In the High Court hearing earlier this month, Ghiyada’s attorney Lecker asked why the soldier did not attempt to use any other means before resorting to deadly force.

“There’s an arrest procedure for suspects. When are soldiers allowed to kill? Only in the event of an immediate threat to themselves or to those whom they are responsible for,” Lecker said, contending that the soldier’s circumstance in the pillbox did not rise to that level.

Lecker added that the soldier had allegedly fired at Manasrah as he sought to flee the scene — making the likelihood that there was a significant threat to his life even less likely.

Dozens of former senior military officials disagreed, however. In numerous affidavits submitted to the court, former generals defended the soldier’s actions as “done without malice…as he was convinced that he was preventing a terror attack.”

“The soldier believed that there was a lethal danger to passersby.

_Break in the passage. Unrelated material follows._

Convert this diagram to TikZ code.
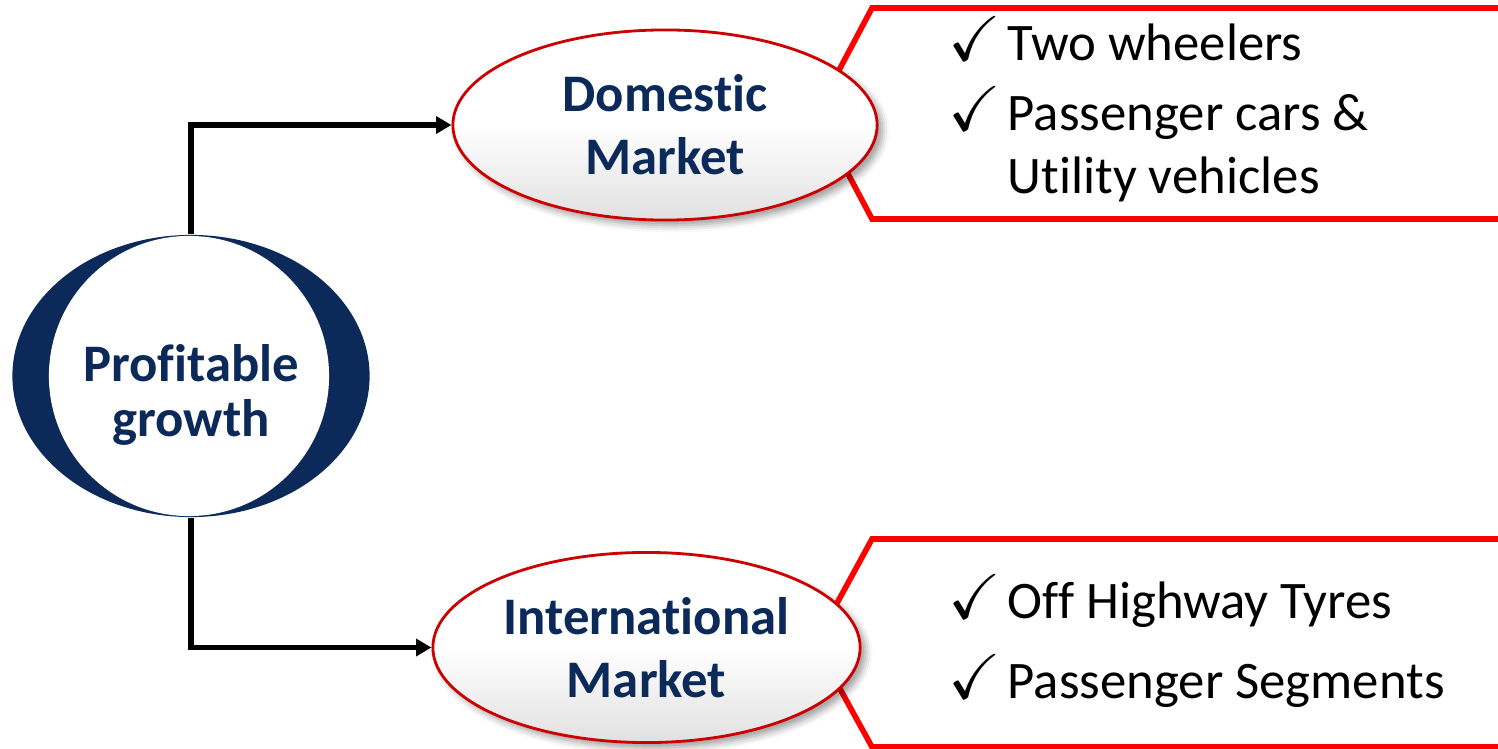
\documentclass[tikz,border=0pt]{standalone}
\usepackage{amssymb}
\usepackage{fontspec}
\setmainfont{Carlito}[RawFeature={-liga;-clig;-calt;-dlig}]
\usepackage{xcolor}
\usetikzlibrary{arrows.meta,shapes.geometric,shadows.blur}
\definecolor{navy}{HTML}{0B2A5A}
\definecolor{boxred}{HTML}{FF0000}
\newcommand{\tickmark}{\scalebox{1.2}{$\checkmark$}}
\tikzset{
	market/.style={
			ellipse, minimum width=4.24cm, minimum height=1.9cm, inner sep=0pt,
			draw=red!80!black, line width=0.8pt,
			top color=white, bottom color=black!12, middle color=white,
			blur shadow={shadow xshift=1.5pt, shadow yshift=-1.5pt, shadow blur radius=2pt},
			font=\fontsize{15}{18}\selectfont\bfseries, text=navy, align=center
		},
	item/.style={anchor=base west, inner sep=0pt, font=\fontsize{15}{18}\selectfont},
	flow/.style={line width=1.6pt, -{Triangle[length=4.4pt, width=4.8pt]}},
	bracket/.style={draw=boxred, line width=1.6pt}
}

\begin{document}
\begin{tikzpicture}[x=0.01cm, y=-0.01cm]
        \useasboundingbox (0,0) rectangle (1498,749);
        % red brackets behind the market ellipses
        \draw[bracket] (1500,8) -- (872,8) -- (816,113.5) -- (872,219) -- (1500,219);
        \draw[bracket] (1500,539) -- (872,539) -- (815,643.5) -- (872,747) -- (1500,747);
        % central node
        \node[ellipse, fill=navy, minimum width=3.57cm, minimum height=2.82cm, inner sep=0pt] (ring) at (191,376) {};
        \node[circle, fill=white, minimum size=2.8cm, inner sep=0pt] (disc) at (189,376) {};
        \node[font=\fontsize{15}{15.9}\selectfont\bfseries, text=navy, align=center] (growth) at (191,395) {Profitable\\growth};
        % markets
        \node[market] (domestic) at (665,125) {Domestic\\Market};
        \node[market, minimum width=4.27cm] (intl) at (646.5,647.5) {International\\Market};
        \draw[flow] (ring.north) |- (domestic.west);
        \draw[flow] (ring.south) |- (intl.west);
        % domestic segments
        \node[item] (tickA) at (948,61) {\tickmark};
        \node[item] (twowh) at (1007,61) {Two wheelers};
        \node[item] (tickB) at (948,131) {\tickmark};
        \node[item] (pcars) at (1007,131) {Passenger cars \&};
        \node[item] (uveh) at (1007,194) {Utility vehicles};
        % international segments
        \node[item] (tickC) at (948,618) {\tickmark};
        \node[item] (offhw) at (1007,618) {Off Highway Tyres};
        \node[item] (tickD) at (948,698) {\tickmark};
        \node[item] (pseg) at (1007,698) {Passenger Segments};
    \end{tikzpicture}
\end{document}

He acted as he was expected to, implementing the arrest procedure against stone-throwers,” wrote Meretz MK Yair Golan, a former IDF deputy chief of staff.

Meretz party member Yair Golan attends a press conference with Chairman of the Labor party Amir Peretz, Meretz leader Nitzan Horowitz and party members in Tel Aviv on March 12, 2020. (Tomer Neuberg/Flash90)

Former defense minister Moshe Ya’alon, who faced far-right fury over his denunciation of the Azaria shooting incident, came out in support of the soldier as well.

“The clear interest of the army, as well as the public good, justify that [the soldier] not be tried,” Ya’alon wrote in a professional opinion submitted to the court.

The soldier’s lawyers praised the decision by the High Court to uphold the plea bargain.

“The deal that we have reached is balanced and will allow the soldier to begin his new path as an ordinary citizen without a stain that would unjustly weigh him down,” said his attorney Ron Cohen.